**Exercise instructions**
Drop every picture. Then return, exactly, the lines from the beginning of the listing below through the one containing "plt.rcParams['font.family'] = ['Open".

* Begin Source data *

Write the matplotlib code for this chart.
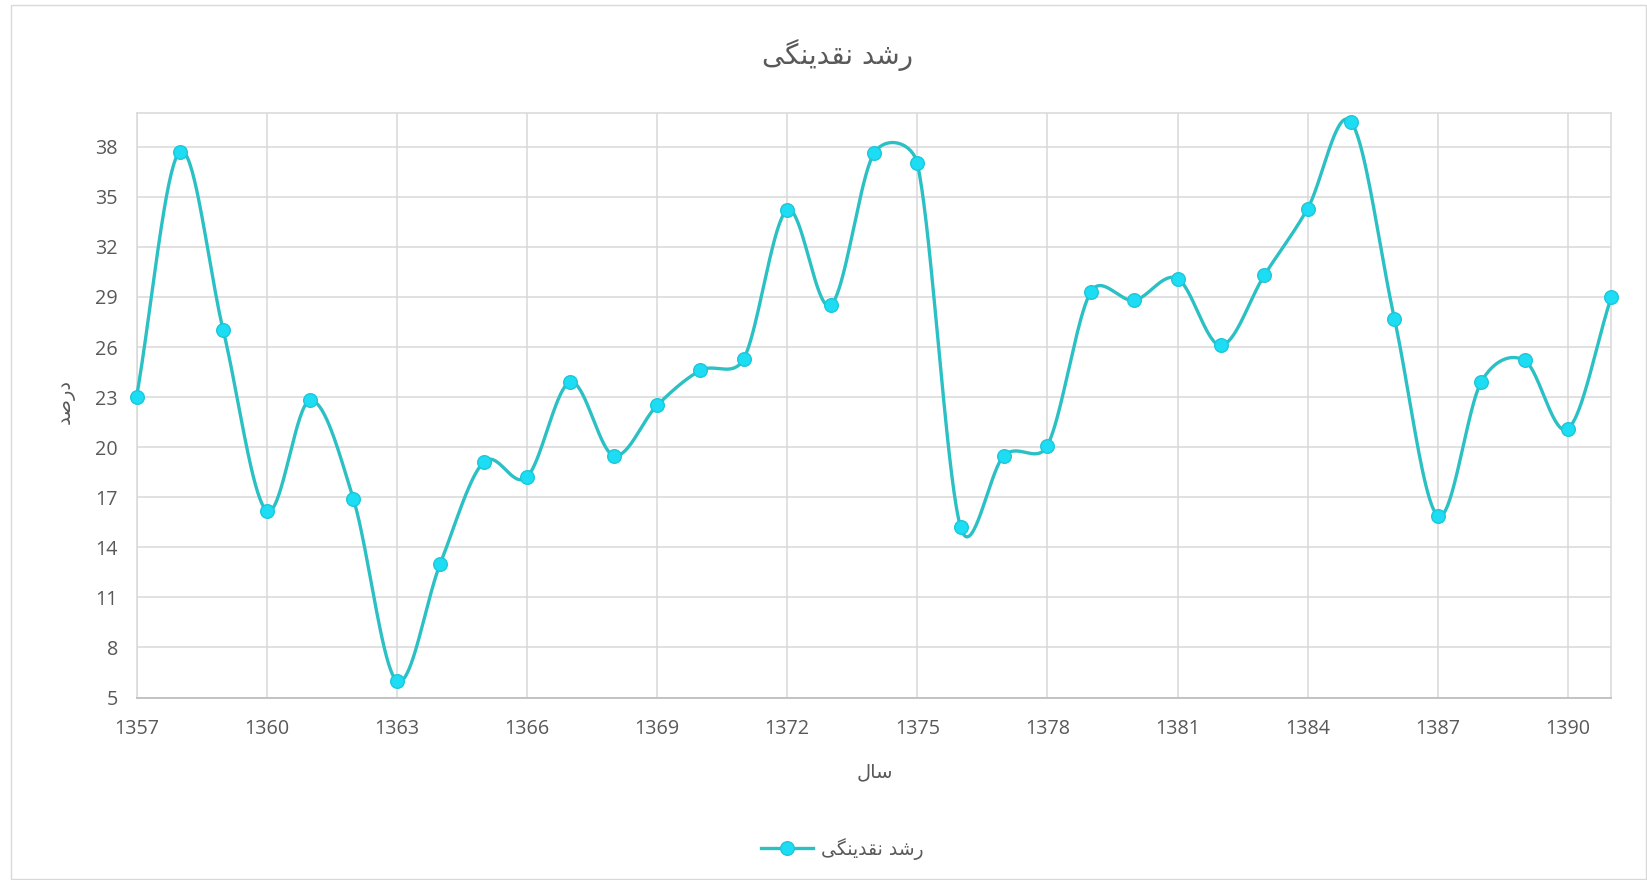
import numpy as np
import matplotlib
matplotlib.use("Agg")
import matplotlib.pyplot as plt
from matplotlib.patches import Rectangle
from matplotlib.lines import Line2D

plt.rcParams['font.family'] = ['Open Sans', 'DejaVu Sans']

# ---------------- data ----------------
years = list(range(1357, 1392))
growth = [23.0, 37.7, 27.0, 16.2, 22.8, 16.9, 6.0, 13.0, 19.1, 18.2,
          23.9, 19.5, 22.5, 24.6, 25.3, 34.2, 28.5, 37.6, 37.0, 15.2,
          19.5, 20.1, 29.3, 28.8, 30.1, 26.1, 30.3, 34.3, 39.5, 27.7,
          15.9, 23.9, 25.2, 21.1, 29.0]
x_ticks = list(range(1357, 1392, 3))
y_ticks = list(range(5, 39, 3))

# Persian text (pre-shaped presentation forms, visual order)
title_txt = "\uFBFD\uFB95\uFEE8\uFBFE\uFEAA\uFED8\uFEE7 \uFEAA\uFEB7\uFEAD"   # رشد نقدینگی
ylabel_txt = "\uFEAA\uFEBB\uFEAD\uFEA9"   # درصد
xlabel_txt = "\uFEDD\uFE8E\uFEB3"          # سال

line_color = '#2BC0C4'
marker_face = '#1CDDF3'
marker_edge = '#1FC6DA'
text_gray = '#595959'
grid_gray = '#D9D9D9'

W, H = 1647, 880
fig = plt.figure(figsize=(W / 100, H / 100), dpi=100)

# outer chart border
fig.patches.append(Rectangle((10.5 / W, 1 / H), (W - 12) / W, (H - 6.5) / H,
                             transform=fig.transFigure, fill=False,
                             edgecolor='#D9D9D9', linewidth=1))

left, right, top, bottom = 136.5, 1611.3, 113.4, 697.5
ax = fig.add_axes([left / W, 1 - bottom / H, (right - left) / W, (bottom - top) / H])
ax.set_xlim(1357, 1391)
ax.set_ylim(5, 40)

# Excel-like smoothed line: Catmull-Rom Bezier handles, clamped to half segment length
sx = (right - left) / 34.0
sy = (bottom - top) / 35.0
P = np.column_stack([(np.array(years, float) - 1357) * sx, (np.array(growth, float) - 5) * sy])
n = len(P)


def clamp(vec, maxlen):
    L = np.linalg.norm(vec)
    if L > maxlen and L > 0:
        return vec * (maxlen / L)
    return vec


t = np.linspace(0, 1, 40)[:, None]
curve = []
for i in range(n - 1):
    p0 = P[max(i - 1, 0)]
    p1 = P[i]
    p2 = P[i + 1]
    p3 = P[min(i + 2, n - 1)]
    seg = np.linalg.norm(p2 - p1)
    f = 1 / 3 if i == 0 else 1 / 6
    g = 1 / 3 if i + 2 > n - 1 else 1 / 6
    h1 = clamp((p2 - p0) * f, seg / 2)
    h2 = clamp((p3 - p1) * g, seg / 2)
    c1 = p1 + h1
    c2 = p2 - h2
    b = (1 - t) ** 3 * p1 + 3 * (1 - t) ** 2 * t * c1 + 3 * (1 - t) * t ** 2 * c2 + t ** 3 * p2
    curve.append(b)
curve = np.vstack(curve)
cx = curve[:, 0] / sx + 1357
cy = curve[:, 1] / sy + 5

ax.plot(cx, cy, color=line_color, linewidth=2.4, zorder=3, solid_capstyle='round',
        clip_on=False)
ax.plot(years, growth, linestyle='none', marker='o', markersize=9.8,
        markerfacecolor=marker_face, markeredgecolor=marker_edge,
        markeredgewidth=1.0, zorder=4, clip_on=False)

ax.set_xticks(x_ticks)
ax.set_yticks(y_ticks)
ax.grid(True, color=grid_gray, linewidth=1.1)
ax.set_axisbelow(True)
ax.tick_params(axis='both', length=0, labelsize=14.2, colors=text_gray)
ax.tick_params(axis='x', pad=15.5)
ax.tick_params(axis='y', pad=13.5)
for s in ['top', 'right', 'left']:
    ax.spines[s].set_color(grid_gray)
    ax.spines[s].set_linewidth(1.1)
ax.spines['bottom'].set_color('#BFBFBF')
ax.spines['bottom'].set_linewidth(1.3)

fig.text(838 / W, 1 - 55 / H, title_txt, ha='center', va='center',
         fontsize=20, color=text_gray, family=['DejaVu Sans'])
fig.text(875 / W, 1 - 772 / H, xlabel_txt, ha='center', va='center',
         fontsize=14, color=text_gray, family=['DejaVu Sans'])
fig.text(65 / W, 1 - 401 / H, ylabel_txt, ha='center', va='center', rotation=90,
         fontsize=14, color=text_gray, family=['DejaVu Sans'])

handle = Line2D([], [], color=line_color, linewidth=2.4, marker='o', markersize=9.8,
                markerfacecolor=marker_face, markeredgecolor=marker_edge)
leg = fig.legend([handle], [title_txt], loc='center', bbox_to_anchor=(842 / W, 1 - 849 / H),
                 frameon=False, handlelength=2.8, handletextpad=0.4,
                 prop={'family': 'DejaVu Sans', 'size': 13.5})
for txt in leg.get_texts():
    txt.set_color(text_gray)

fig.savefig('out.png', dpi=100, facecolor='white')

* End Source data *

**Answer to this problem**
Write the matplotlib code for this chart.
import numpy as np
import matplotlib
matplotlib.use("Agg")
import matplotlib.pyplot as plt
from matplotlib.patches import Rectangle
from matplotlib.lines import Line2D

plt.rcParams['font.family'] = ['Open Sans', 'DejaVu Sans']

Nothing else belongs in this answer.